---------- MATERIAL FOR THIS TASK
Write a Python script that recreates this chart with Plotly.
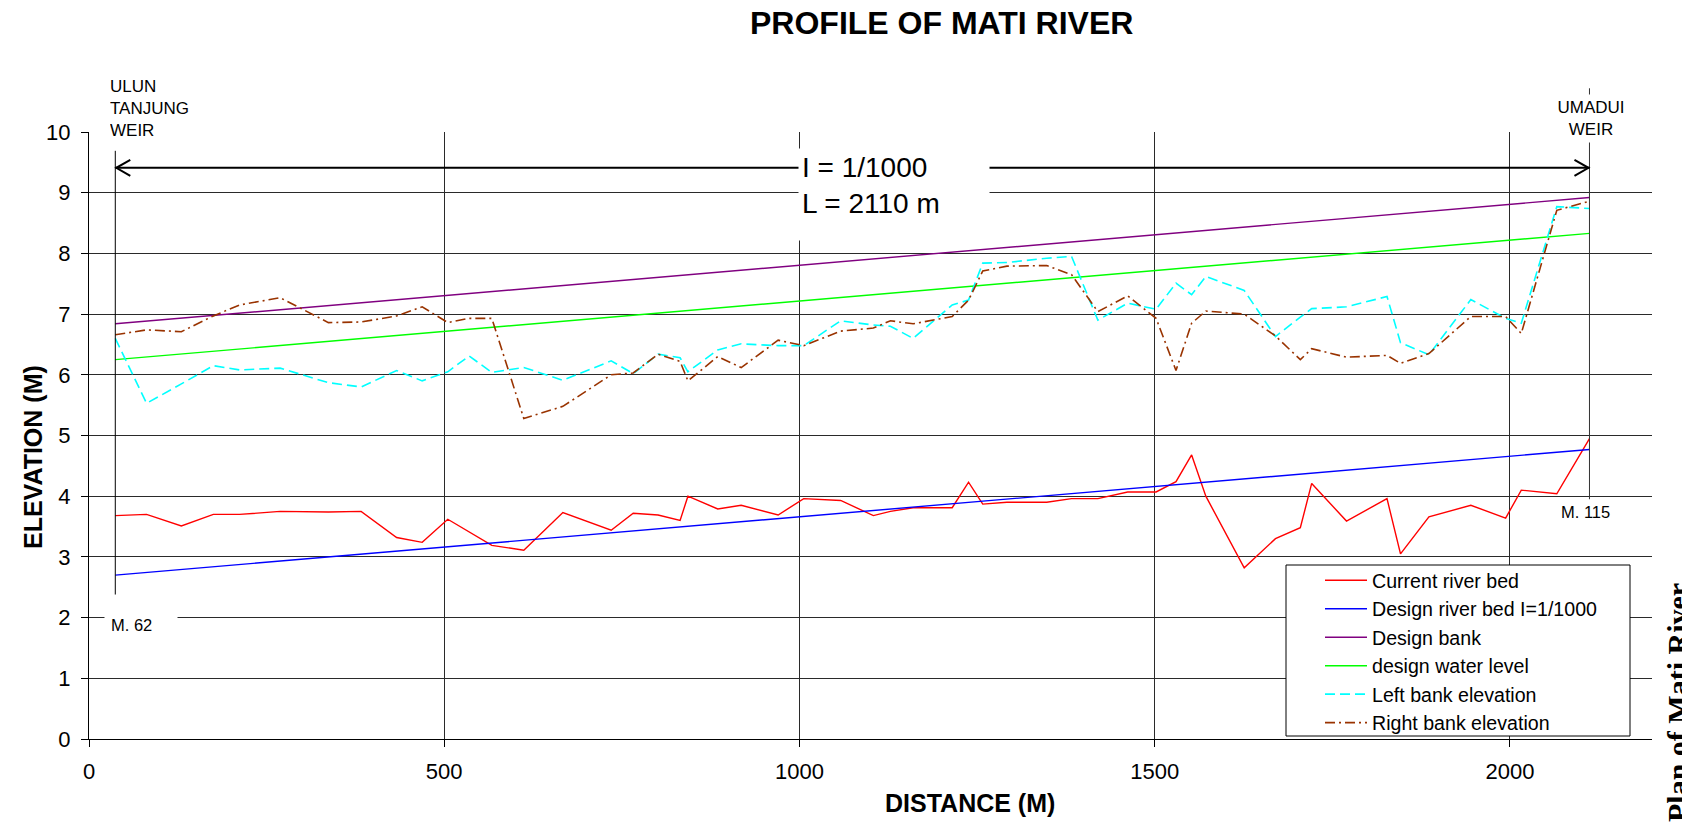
import plotly.graph_objects as go

# ---------------- data ----------------
stations = [37, 81, 130, 175, 212, 269, 337, 383, 433, 469, 505, 535, 567, 612, 667,
            735, 766, 801, 832, 843, 885, 918, 970, 1006, 1058, 1104, 1128, 1160, 1215,
            1238, 1258, 1292, 1348, 1383, 1420, 1462, 1502, 1530, 1552, 1572, 1626, 1670,
            1705, 1721, 1770, 1827, 1846, 1886, 1945, 1994, 2016, 2066, 2112]

current_bed = [3.68, 3.70, 3.51, 3.70, 3.70, 3.75, 3.74, 3.75, 3.32, 3.24, 3.62, 3.41, 3.19,
               3.11, 3.73, 3.44, 3.72, 3.69, 3.60, 4.00, 3.79, 3.85, 3.69, 3.96, 3.93, 3.68,
               3.75, 3.81, 3.81, 4.23, 3.87, 3.90, 3.90, 3.96, 3.96, 4.07, 4.07, 4.24, 4.68,
               4.00, 2.82, 3.30, 3.48, 4.21, 3.59, 3.96, 3.05, 3.66, 3.85, 3.64, 4.10, 4.04, 4.95]

left_bank = [6.60, 5.53, 5.85, 6.15, 6.08, 6.11, 5.87, 5.80, 6.07, 5.90, 6.05, 6.31, 6.04,
             6.12, 5.91, 6.23, 6.02, 6.34, 6.28, 6.05, 6.41, 6.51, 6.48, 6.48, 6.89, 6.82,
             6.80, 6.60, 7.15, 7.23, 7.84, 7.85, 7.92, 7.95, 6.90, 7.18, 7.08, 7.51, 7.32,
             7.62, 7.39, 6.63, 6.95, 7.09, 7.12, 7.29, 6.53, 6.33, 7.24, 6.93, 6.85, 8.77, 8.74]

right_bank = [6.66, 6.74, 6.71, 6.97, 7.15, 7.27, 6.86, 6.87, 6.97, 7.12, 6.86, 6.93, 6.93,
              5.28, 5.48, 6.00, 6.03, 6.34, 6.22, 5.90, 6.30, 6.12, 6.57, 6.48, 6.72, 6.77,
              6.89, 6.84, 6.96, 7.23, 7.71, 7.79, 7.80, 7.65, 7.04, 7.30, 6.93, 6.07, 6.85,
              7.05, 7.00, 6.64, 6.25, 6.43, 6.29, 6.32, 6.19, 6.35, 6.96, 6.96, 6.68, 8.71, 8.86]

design_x = [37, 2112]
design_bed = [2.70, 4.77]
design_bank = [6.84, 8.92]
design_water = [6.25, 8.33]

x_ticks = [0, 500, 1000, 1500, 2000]
y_ticks = list(range(0, 11))

# ---------------- layout constants ----------------
W, H = 1682, 826
ML, MR, MT, MB = 89, 30, 132, 87
PW, PH = W - ML - MR, H - MT - MB
XMAX, YMAX = 2200, 10
FONT = "Liberation Sans, Arial, sans-serif"
GRID = "#2a2a2a"


def px_x(px):
    return (px - ML) / PW


def px_y(py):
    return (H - MB - py) / PH


fig = go.Figure()

series = [
    ("Current river bed", stations, current_bed, dict(color="#FF0000", width=1.4)),
    ("Design river bed I=1/1000", design_x, design_bed, dict(color="#0000FF", width=1.4)),
    ("Design bank", design_x, design_bank, dict(color="#800080", width=1.4)),
    ("design water level", design_x, design_water, dict(color="#00FF00", width=1.4)),
    ("Left bank elevation", stations, left_bank, dict(color="#00FFFF", width=1.6, dash="10px,5px")),
    ("Right bank elevation", stations, right_bank, dict(color="#993300", width=1.6, dash="10px,4px,2px,4px")),
]
for name, xs, ys, ln in series:
    fig.add_trace(go.Scatter(x=xs, y=ys, mode="lines", name=name, line=ln, hoverinfo="skip"))

shapes = []
x_start, x_end = stations[0], stations[-1]
arrow_y = 9.41
# left station marker
shapes.append(dict(type="line", xref="x", yref="y", x0=x_start, x1=x_start, y0=2.38, y1=9.69,
                   line=dict(color="black", width=1)))
# right station marker (extends above plot area)
shapes.append(dict(type="line", xref="x domain", yref="y domain", x0=x_end / XMAX, x1=x_end / XMAX,
                   y0=3.95 / YMAX, y1=10.72 / YMAX, line=dict(color="#333333", width=1)))
# dimension arrow
shapes.append(dict(type="line", xref="x", yref="y", x0=x_start, x1=x_end, y0=arrow_y, y1=arrow_y,
                   line=dict(color="black", width=2)))
shapes.append(dict(type="path", xref="x", yref="y", xsizemode="pixel", ysizemode="pixel",
                   xanchor=x_start, yanchor=arrow_y, path="M 15,8 L 1,0 L 15,-8",
                   line=dict(color="black", width=2)))
shapes.append(dict(type="path", xref="x", yref="y", xsizemode="pixel", ysizemode="pixel",
                   xanchor=x_end, yanchor=arrow_y, path="M -15,8 L -1,0 L -15,-8",
                   line=dict(color="black", width=2)))
# legend frame
shapes.append(dict(type="rect", xref="paper", yref="paper", x0=px_x(1286), x1=px_x(1630),
                   y0=px_y(736), y1=px_y(565), fillcolor="white", layer="above",
                   line=dict(color="black", width=1)))

annotations = [
    dict(text="<b>PROFILE OF MATI RIVER</b>", xref="paper", yref="paper", x=px_x(941), y=px_y(23),
         showarrow=False, font=dict(family=FONT, size=32, color="black"), xanchor="center", yanchor="middle"),
    dict(text="<b>ELEVATION (M)</b>", xref="paper", yref="paper", x=px_x(33), y=px_y(457),
         showarrow=False, textangle=-90, font=dict(family=FONT, size=25, color="black"),
         xanchor="center", yanchor="middle"),
    dict(text="<b>DISTANCE (M)</b>", xref="paper", yref="paper", x=px_x(970), y=px_y(803),
         showarrow=False, font=dict(family=FONT, size=25, color="black"), xanchor="center", yanchor="middle"),
    dict(text="ULUN<br>TANJUNG<br>WEIR", xref="paper", yref="paper", x=px_x(106), y=px_y(109),
         showarrow=False, align="left", xanchor="left", yanchor="middle", width=95, borderpad=3,
         bgcolor="white", font=dict(family=FONT, size=17, color="black")),
    dict(text="UMADUI<br>WEIR", xref="paper", yref="paper", x=px_x(1591), y=px_y(119),
         showarrow=False, align="center", xanchor="center", yanchor="middle", width=96, borderpad=3,
         bgcolor="white", font=dict(family=FONT, size=17, color="black")),
    dict(text="I = 1/1000<br>L = 2110 m", xref="paper", yref="paper", x=px_x(798), y=px_y(148),
         showarrow=False, align="left", valign="top", xanchor="left", yanchor="top", width=184,
         height=85, borderpad=3, bgcolor="white", font=dict(family=FONT, size=28, color="black")),
    dict(text="M. 62", xref="paper", yref="paper", x=px_x(104), y=px_y(625),
         showarrow=False, align="left", xanchor="left", yanchor="middle", width=60, borderpad=6,
         bgcolor="white", font=dict(family=FONT, size=16.5, color="black")),
    dict(text="M. 115", xref="paper", yref="paper", x=px_x(1585), y=px_y(512),
         showarrow=False, xanchor="center", yanchor="middle",
         font=dict(family=FONT, size=16.5, color="black")),
    dict(text="<b>Plan of Mati River</b>", xref="paper", yref="paper", x=px_x(1677), y=px_y(703),
         showarrow=False, textangle=-90, xanchor="center", yanchor="middle",
         font=dict(family="Liberation Serif, Times New Roman, serif", size=30, color="black")),
]

fig.update_layout(
    width=W, height=H, autosize=False,
    margin=dict(l=ML, r=MR, t=MT, b=MB, pad=0),
    paper_bgcolor="white", plot_bgcolor="white",
    font=dict(family=FONT, size=22, color="black"),
    showlegend=True,
    legend=dict(x=px_x(1292), y=px_y(561), xanchor="left", yanchor="top",
                bgcolor="rgba(0,0,0,0)", borderwidth=0, itemwidth=42, indentation=28,
                font=dict(family=FONT, size=19.6, color="black"), tracegroupgap=0),
    shapes=shapes,
    annotations=annotations,
    xaxis=dict(range=[0, XMAX], tickvals=x_ticks, ticktext=[str(v) for v in x_ticks],
               showgrid=True, gridcolor=GRID, gridwidth=1, zeroline=False,
               showline=True, linecolor="black", linewidth=1, ticks="outside", ticklen=7,
               ticklabelstandoff=6,
               tickcolor="black", tickfont=dict(family=FONT, size=22, color="black")),
    yaxis=dict(range=[0, YMAX], tickvals=y_ticks, ticktext=[str(v) for v in y_ticks],
               showgrid=True, gridcolor=GRID, gridwidth=1, zeroline=False,
               showline=True, linecolor="black", linewidth=1, ticks="outside", ticklen=7,
               ticklabelstandoff=6,
               tickcolor="black", tickfont=dict(family=FONT, size=22, color="black")),
)

fig.write_html("out.html", config={"displayModeBar": False},
               post_script="document.body.style.margin='0';document.body.style.overflow='hidden';")
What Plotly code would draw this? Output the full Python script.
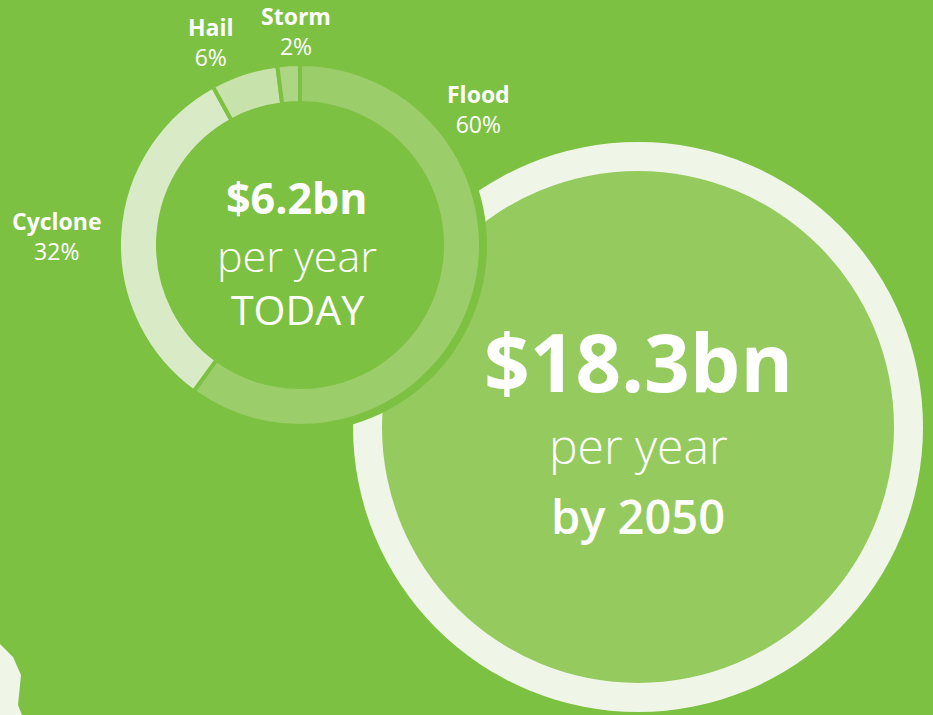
--------------------
Repeat exactly the lines from the first line of the records above through the line containing "2016, 2066, 2112]", both included. Leave out the pictures.

- [COMPLETE RESPONSE]
Write a Python script that recreates this chart with Plotly.
import plotly.graph_objects as go

# ---------------- data ----------------
stations = [37, 81, 130, 175, 212, 269, 337, 383, 433, 469, 505, 535, 567, 612, 667,
            735, 766, 801, 832, 843, 885, 918, 970, 1006, 1058, 1104, 1128, 1160, 1215,
            1238, 1258, 1292, 1348, 1383, 1420, 1462, 1502, 1530, 1552, 1572, 1626, 1670,
            1705, 1721, 1770, 1827, 1846, 1886, 1945, 1994, 2016, 2066, 2112]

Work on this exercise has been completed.